━━ DATA BLOCK
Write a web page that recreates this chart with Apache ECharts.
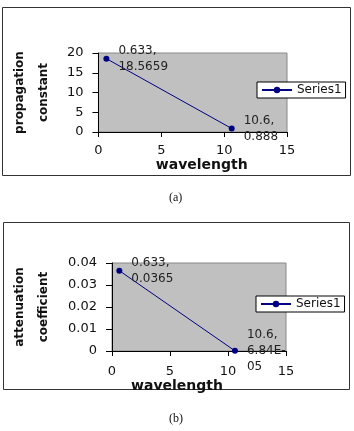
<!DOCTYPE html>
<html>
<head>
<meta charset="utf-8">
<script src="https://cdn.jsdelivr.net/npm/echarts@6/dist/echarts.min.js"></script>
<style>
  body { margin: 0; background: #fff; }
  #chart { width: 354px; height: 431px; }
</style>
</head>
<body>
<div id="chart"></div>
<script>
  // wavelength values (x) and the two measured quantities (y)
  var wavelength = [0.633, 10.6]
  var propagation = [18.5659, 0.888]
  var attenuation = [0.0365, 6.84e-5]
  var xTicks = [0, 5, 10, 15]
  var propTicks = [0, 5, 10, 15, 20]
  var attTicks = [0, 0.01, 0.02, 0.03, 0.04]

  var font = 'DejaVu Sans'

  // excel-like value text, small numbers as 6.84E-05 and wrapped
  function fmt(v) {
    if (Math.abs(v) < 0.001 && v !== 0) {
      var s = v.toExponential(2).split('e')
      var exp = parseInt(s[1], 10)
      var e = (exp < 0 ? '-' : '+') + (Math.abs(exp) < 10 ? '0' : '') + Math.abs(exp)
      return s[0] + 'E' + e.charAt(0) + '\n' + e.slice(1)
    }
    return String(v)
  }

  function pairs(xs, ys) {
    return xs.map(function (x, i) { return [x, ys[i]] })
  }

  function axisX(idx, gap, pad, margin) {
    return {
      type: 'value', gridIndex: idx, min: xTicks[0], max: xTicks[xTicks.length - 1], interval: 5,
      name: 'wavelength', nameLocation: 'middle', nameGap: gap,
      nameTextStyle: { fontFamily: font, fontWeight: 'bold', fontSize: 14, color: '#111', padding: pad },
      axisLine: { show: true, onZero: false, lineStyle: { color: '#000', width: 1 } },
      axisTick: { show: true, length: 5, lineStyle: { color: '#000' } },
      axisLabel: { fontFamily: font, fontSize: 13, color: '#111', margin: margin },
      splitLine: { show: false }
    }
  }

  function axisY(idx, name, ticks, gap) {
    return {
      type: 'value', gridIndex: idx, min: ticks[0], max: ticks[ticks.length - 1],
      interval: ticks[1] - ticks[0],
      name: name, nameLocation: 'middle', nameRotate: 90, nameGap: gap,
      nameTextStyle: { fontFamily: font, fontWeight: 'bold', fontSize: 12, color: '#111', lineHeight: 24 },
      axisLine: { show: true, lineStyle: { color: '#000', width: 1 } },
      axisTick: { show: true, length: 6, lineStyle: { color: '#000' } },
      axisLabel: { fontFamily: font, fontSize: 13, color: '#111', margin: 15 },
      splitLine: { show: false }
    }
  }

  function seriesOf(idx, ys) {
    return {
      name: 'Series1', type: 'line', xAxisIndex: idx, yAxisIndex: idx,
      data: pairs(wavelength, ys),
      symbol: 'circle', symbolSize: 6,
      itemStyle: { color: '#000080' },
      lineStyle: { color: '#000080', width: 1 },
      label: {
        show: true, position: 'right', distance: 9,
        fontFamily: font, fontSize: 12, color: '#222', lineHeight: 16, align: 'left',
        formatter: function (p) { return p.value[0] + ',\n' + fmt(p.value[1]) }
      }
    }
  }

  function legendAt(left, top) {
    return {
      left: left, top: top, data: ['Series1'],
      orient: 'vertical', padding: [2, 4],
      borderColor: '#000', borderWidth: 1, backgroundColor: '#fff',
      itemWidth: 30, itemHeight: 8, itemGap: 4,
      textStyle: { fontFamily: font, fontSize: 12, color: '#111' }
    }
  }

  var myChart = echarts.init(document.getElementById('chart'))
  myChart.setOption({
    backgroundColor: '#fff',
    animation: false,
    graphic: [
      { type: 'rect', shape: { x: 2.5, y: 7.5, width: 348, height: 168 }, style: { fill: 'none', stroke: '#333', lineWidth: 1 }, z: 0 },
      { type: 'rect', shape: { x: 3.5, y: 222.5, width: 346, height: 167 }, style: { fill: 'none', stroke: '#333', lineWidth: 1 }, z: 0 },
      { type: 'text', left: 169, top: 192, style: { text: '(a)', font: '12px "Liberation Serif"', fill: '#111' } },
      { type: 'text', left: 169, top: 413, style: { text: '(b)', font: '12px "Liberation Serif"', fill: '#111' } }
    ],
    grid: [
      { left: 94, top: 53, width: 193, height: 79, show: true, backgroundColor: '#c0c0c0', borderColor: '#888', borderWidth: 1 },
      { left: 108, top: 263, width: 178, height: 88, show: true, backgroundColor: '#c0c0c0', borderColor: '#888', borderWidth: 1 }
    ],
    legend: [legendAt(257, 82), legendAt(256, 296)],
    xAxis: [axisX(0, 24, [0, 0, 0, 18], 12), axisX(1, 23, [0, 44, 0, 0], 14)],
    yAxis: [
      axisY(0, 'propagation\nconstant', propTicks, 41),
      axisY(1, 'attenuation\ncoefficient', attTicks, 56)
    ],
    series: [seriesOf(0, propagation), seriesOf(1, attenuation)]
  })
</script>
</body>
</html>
━━━━
Repeat the material above word for word and skip every image in it.

▶ [RESULT OF THIS EXERCISE]:
Write a web page that recreates this chart with Apache ECharts.
<!DOCTYPE html>
<html>
<head>
<meta charset="utf-8">
<script src="https://cdn.jsdelivr.net/npm/echarts@6/dist/echarts.min.js"></script>
<style>
  body { margin: 0; background: #fff; }
  #chart { width: 354px; height: 431px; }
</style>
</head>
<body>
<div id="chart"></div>
<script>
  // wavelength values (x) and the two measured quantities (y)
  var wavelength = [0.633, 10.6]
  var propagation = [18.5659, 0.888]
  var attenuation = [0.0365, 6.84e-5]
  var xTicks = [0, 5, 10, 15]
  var propTicks = [0, 5, 10, 15, 20]
  var attTicks = [0, 0.01, 0.02, 0.03, 0.04]

  var font = 'DejaVu Sans'

  // excel-like value text, small numbers as 6.84E-05 and wrapped
  function fmt(v) {
    if (Math.abs(v) < 0.001 && v !== 0) {
      var s = v.toExponential(2).split('e')
      var exp = parseInt(s[1], 10)
      var e = (exp < 0 ? '-' : '+') + (Math.abs(exp) < 10 ? '0' : '') + Math.abs(exp)
      return s[0] + 'E' + e.charAt(0) + '\n' + e.slice(1)
    }
    return String(v)
  }

  function pairs(xs, ys) {
    return xs.map(function (x, i) { return [x, ys[i]] })
  }

  function axisX(idx, gap, pad, margin) {
    return {
      type: 'value', gridIndex: idx, min: xTicks[0], max: xTicks[xTicks.length - 1], interval: 5,
      name: 'wavelength', nameLocation: 'middle', nameGap: gap,
      nameTextStyle: { fontFamily: font, fontWeight: 'bold', fontSize: 14, color: '#111', padding: pad },
      axisLine: { show: true, onZero: false, lineStyle: { color: '#000', width: 1 } },
      axisTick: { show: true, length: 5, lineStyle: { color: '#000' } },
      axisLabel: { fontFamily: font, fontSize: 13, color: '#111', margin: margin },
      splitLine: { show: false }
    }
  }

  function axisY(idx, name, ticks, gap) {
    return {
      type: 'value', gridIndex: idx, min: ticks[0], max: ticks[ticks.length - 1],
      interval: ticks[1] - ticks[0],
      name: name, nameLocation: 'middle', nameRotate: 90, nameGap: gap,
      nameTextStyle: { fontFamily: font, fontWeight: 'bold', fontSize: 12, color: '#111', lineHeight: 24 },
      axisLine: { show: true, lineStyle: { color: '#000', width: 1 } },
      axisTick: { show: true, length: 6, lineStyle: { color: '#000' } },
      axisLabel: { fontFamily: font, fontSize: 13, color: '#111', margin: 15 },
      splitLine: { show: false }
    }
  }

  function seriesOf(idx, ys) {
    return {
      name: 'Series1', type: 'line', xAxisIndex: idx, yAxisIndex: idx,
      data: pairs(wavelength, ys),
      symbol: 'circle', symbolSize: 6,
      itemStyle: { color: '#000080' },
      lineStyle: { color: '#000080', width: 1 },
      label: {
        show: true, position: 'right', distance: 9,
        fontFamily: font, fontSize: 12, color: '#222', lineHeight: 16, align: 'left',
        formatter: function (p) { return p.value[0] + ',\n' + fmt(p.value[1]) }
      }
    }
  }

  function legendAt(left, top) {
    return {
      left: left, top: top, data: ['Series1'],
      orient: 'vertical', padding: [2, 4],
      borderColor: '#000', borderWidth: 1, backgroundColor: '#fff',
      itemWidth: 30, itemHeight: 8, itemGap: 4,
      textStyle: { fontFamily: font, fontSize: 12, color: '#111' }
    }
  }

  var myChart = echarts.init(document.getElementById('chart'))
  myChart.setOption({
    backgroundColor: '#fff',
    animation: false,
    graphic: [
      { type: 'rect', shape: { x: 2.5, y: 7.5, width: 348, height: 168 }, style: { fill: 'none', stroke: '#333', lineWidth: 1 }, z: 0 },
      { type: 'rect', shape: { x: 3.5, y: 222.5, width: 346, height: 167 }, style: { fill: 'none', stroke: '#333', lineWidth: 1 }, z: 0 },
      { type: 'text', left: 169, top: 192, style: { text: '(a)', font: '12px "Liberation Serif"', fill: '#111' } },
      { type: 'text', left: 169, top: 413, style: { text: '(b)', font: '12px "Liberation Serif"', fill: '#111' } }
    ],
    grid: [
      { left: 94, top: 53, width: 193, height: 79, show: true, backgroundColor: '#c0c0c0', borderColor: '#888', borderWidth: 1 },
      { left: 108, top: 263, width: 178, height: 88, show: true, backgroundColor: '#c0c0c0', borderColor: '#888', borderWidth: 1 }
    ],
    legend: [legendAt(257, 82), legendAt(256, 296)],
    xAxis: [axisX(0, 24, [0, 0, 0, 18], 12), axisX(1, 23, [0, 44, 0, 0], 14)],
    yAxis: [
      axisY(0, 'propagation\nconstant', propTicks, 41),
      axisY(1, 'attenuation\ncoefficient', attTicks, 56)
    ],
    series: [seriesOf(0, propagation), seriesOf(1, attenuation)]
  })
</script>
</body>
</html>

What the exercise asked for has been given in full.